AIM OF THE EXERCISE → Print nothing but the lines from the start of the listing below through the line that contains "x_ticks = [0, 20, 40, 60]". Do not include the pictures.

PROVIDED INFORMATION →

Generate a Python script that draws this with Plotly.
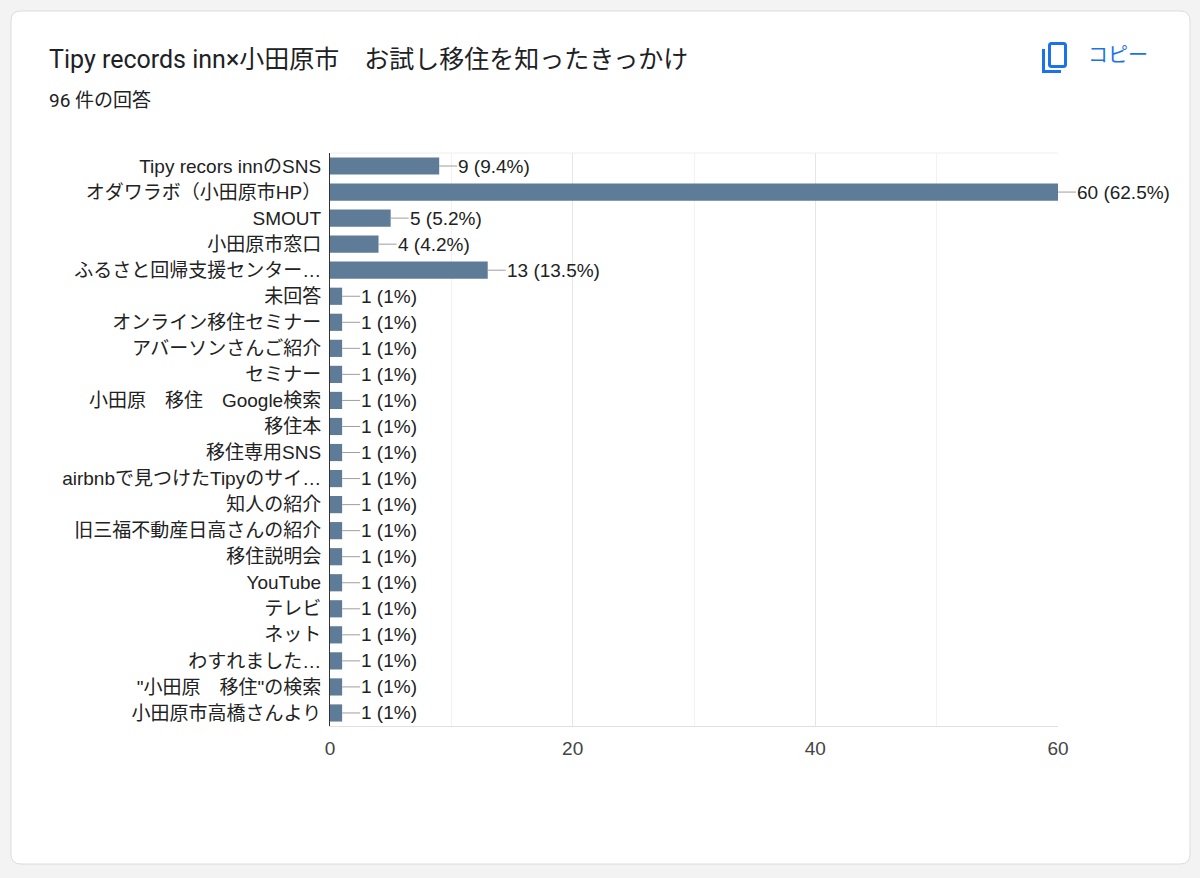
import plotly.graph_objects as go

categories = [
    "Tipy recors innのSNS",
    "オダワラボ（小田原市HP）",
    "SMOUT",
    "小田原市窓口",
    "ふるさと回帰支援センター…",
    "未回答",
    "オンライン移住セミナー",
    "アバーソンさんご紹介",
    "セミナー",
    "小田原　移住　Google検索",
    "移住本",
    "移住専用SNS",
    "airbnbで見つけたTipyのサイ…",
    "知人の紹介",
    "旧三福不動産日高さんの紹介",
    "移住説明会",
    "YouTube",
    "テレビ",
    "ネット",
    "わすれました…",
    "\"小田原　移住\"の検索",
    "小田原市高橋さんより",
]
values = [9, 60, 5, 4, 13, 1, 1, 1, 1, 1, 1, 1, 1, 1, 1, 1, 1, 1, 1, 1, 1, 1]
total_responses = 96
x_ticks = [0, 20, 40, 60]

title_text = "Tipy records inn×小田原市　お試し移住を知ったきっかけ"
subtitle_text = f"{total_responses} 件の回答"
copy_text = "コピー"

W, H = 1200, 878
L, R, T, B = 330, 1058, 153, 726


def px(xp):
    return (xp - L) / (R - L)


def py(yp):
    return (B - yp) / (B - T)


FONT = "'Liberation Sans', Arial, 'Noto Sans CJK JP', sans-serif"
TFONT = "Roboto, 'Noto Sans CJK JP', sans-serif"
BAR = "#5e7b97"
BLUE = "#1a73e8"


def pct(v):
    s = f"{v / total_responses * 100:.1f}"
    if s.endswith(".0"):
        s = s[:-2]
    return s


fig = go.Figure()
fig.add_trace(go.Bar(
    x=values, y=categories, orientation="h",
    marker=dict(color=BAR, line=dict(width=0)),
    hoverinfo="skip",
))

annotations = []
for c, v in zip(categories, values):
    annotations.append(dict(
        x=v, y=c, xref="x", yref="y",
        text=f"{v} ({pct(v)}%)",
        showarrow=True, arrowhead=0, arrowwidth=1, arrowcolor="#9e9e9e",
        ax=18, ay=0, axref="pixel", ayref="pixel",
        xanchor="left", yanchor="middle", standoff=0, borderpad=0,
        font=dict(family=FONT, size=19, color="#222222"),
    ))

annotations += [
    dict(x=px(47), y=py(59), xref="paper", yref="paper", text=title_text,
         showarrow=False, xanchor="left", yanchor="middle",
         font=dict(family=TFONT, size=25, color="#202124")),
    dict(x=px(47), y=py(101), xref="paper", yref="paper", text=subtitle_text,
         showarrow=False, xanchor="left", yanchor="middle",
         font=dict(family=TFONT, size=19, color="#202124")),
    dict(x=px(1086), y=py(55), xref="paper", yref="paper", text=copy_text,
         showarrow=False, xanchor="left", yanchor="middle",
         font=dict(family=TFONT, size=20, color=BLUE)),
]


def rounded_rect_path(x0, y0, x1, y1, r):
    def P(a, b):
        return f"{px(a):.5f},{py(b):.5f}"
    return (f"M {P(x0 + r, y0)} L {P(x1 - r, y0)} Q {P(x1, y0)} {P(x1, y0 + r)} "
            f"L {P(x1, y1 - r)} Q {P(x1, y1)} {P(x1 - r, y1)} "
            f"L {P(x0 + r, y1)} Q {P(x0, y1)} {P(x0, y1 - r)} "
            f"L {P(x0, y0 + r)} Q {P(x0, y0)} {P(x0 + r, y0)} Z")


shapes = [
    dict(type="path", xref="paper", yref="paper", layer="below",
         path=rounded_rect_path(11, 11, 1190, 864, 10),
         fillcolor="white", line=dict(color="#dadce0", width=1)),
    dict(type="path", xref="paper", yref="paper",
         path=rounded_rect_path(1049.5, 43.5, 1065.5, 66.5, 2),
         fillcolor="rgba(0,0,0,0)", line=dict(color=BLUE, width=3)),
    dict(type="path", xref="paper", yref="paper",
         path=f"M {px(1043.5)},{py(49)} L {px(1043.5)},{py(71.5)} L {px(1061)},{py(71.5)}",
         line=dict(color=BLUE, width=3)),
    dict(type="line", xref="paper", yref="paper", x0=0, x1=1, y0=1, y1=1,
         line=dict(color="#eeeeee", width=1), layer="below"),
]

fig.update_layout(
    width=W, height=H,
    margin=dict(l=L, r=W - R, t=T, b=H - B, pad=0),
    paper_bgcolor="#f3f3f3",
    plot_bgcolor="white",
    showlegend=False,
    bargap=0.34,
    annotations=annotations,
    shapes=shapes,
    font=dict(family=FONT, size=19, color="#222222"),
)
fig.update_xaxes(
    range=[0, 60], tickvals=x_ticks, ticktext=[str(t) for t in x_ticks],
    showgrid=True, gridcolor="#e6e6e6", gridwidth=1,
    minor=dict(dtick=10, tick0=0, showgrid=True, gridcolor="#f2f2f2", gridwidth=1),
    zeroline=False, showline=True, linecolor="#e0e0e0", linewidth=1,
    ticks="", ticklabelstandoff=5,
    tickfont=dict(family=FONT, size=19, color="#444444"),
    fixedrange=True, automargin=False,
)
fig.update_yaxes(
    autorange="reversed", showgrid=False, zeroline=False,
    showline=True, linecolor="#333333", linewidth=1,
    ticks="", ticklabelstandoff=4,
    tickfont=dict(family=FONT, size=19, color="#222222"),
    fixedrange=True, automargin=False,
)

fig.write_html("out.html", config={"displayModeBar": False},
               post_script="document.body.style.margin='0';document.body.style.overflow='hidden';")
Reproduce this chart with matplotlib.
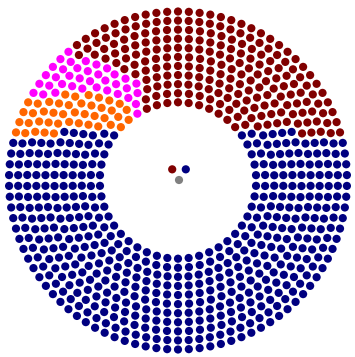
import numpy as np
import matplotlib
matplotlib.use("Agg")
import matplotlib.pyplot as plt
from matplotlib.patches import Circle
from matplotlib.collections import PatchCollection

# ---- data ----
party_names = ["Navy", "Orange", "Magenta", "Maroon", "Gray"]
party_colors = ["#000080", "#FF6600", "#FF00FF", "#800000", "#808080"]

# seats in each ring, inner -> outer
ring_seats = [46, 50, 58, 62, 66, 70, 78, 82, 86, 94, 98]
# seats per ring for each party in the upper half (left -> right)
navy_upper_left = [5, 5, 5, 5, 5, 5, 4, 4, 4, 4, 4]
orange_ring = [2, 3, 4, 4, 4, 4, 5, 5, 4, 4, 4]
magenta_ring = [1, 1, 2, 3, 3, 3, 4, 4, 5, 5, 6]
# centre cluster
centre_parties = ["Maroon", "Navy", "Gray"]

# ---- layout ----
W, H = 355, 357
fig = plt.figure(figsize=(W / 100, H / 100), dpi=100)
ax = fig.add_axes([0, 0, 1, 1])
ax.set_xlim(-178, W - 178)
ax.set_ylim(-(H - 180.5), 180.5)
ax.set_aspect("equal")
ax.axis("off")

r_inner, r_step, dot_r = 78.2, 9.08, 4.1
seats = {p: [] for p in party_names}
for i, n in enumerate(ring_seats):
    r = r_inner + i * r_step
    bu, o, p = navy_upper_left[i], orange_ring[i], magenta_ring[i]
    m = n // 2 - 2 * bu - o - p
    seq = (["Navy"] * bu + ["Orange"] * o + ["Magenta"] * p + ["Maroon"] * m)
    seq += ["Navy"] * (n - len(seq))
    for j, party in enumerate(seq):
        th = np.pi - (j + 0.5) * 2 * np.pi / n
        seats[party].append((r * np.cos(th), r * np.sin(th)))

# centre cluster (small ring)
c_ang = [np.deg2rad(a) for a in (155, 25, 270)]
for party, a in zip(centre_parties, c_ang):
    seats[party].append((1 + 7.5 * np.cos(a), 8 + 7.5 * np.sin(a)))

for party, col in zip(party_names, party_colors):
    pts = seats[party]
    if not pts:
        continue
    pc = PatchCollection([Circle(xy, dot_r) for xy in pts],
                         facecolor=col, edgecolor="none")
    ax.add_collection(pc)

fig.savefig("out.png", dpi=100, facecolor="white")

THE SOLUTION →
Generate a Python script that draws this with Plotly.
import plotly.graph_objects as go

categories = [
    "Tipy recors innのSNS",
    "オダワラボ（小田原市HP）",
    "SMOUT",
    "小田原市窓口",
    "ふるさと回帰支援センター…",
    "未回答",
    "オンライン移住セミナー",
    "アバーソンさんご紹介",
    "セミナー",
    "小田原　移住　Google検索",
    "移住本",
    "移住専用SNS",
    "airbnbで見つけたTipyのサイ…",
    "知人の紹介",
    "旧三福不動産日高さんの紹介",
    "移住説明会",
    "YouTube",
    "テレビ",
    "ネット",
    "わすれました…",
    "\"小田原　移住\"の検索",
    "小田原市高橋さんより",
]
values = [9, 60, 5, 4, 13, 1, 1, 1, 1, 1, 1, 1, 1, 1, 1, 1, 1, 1, 1, 1, 1, 1]
total_responses = 96
x_ticks = [0, 20, 40, 60]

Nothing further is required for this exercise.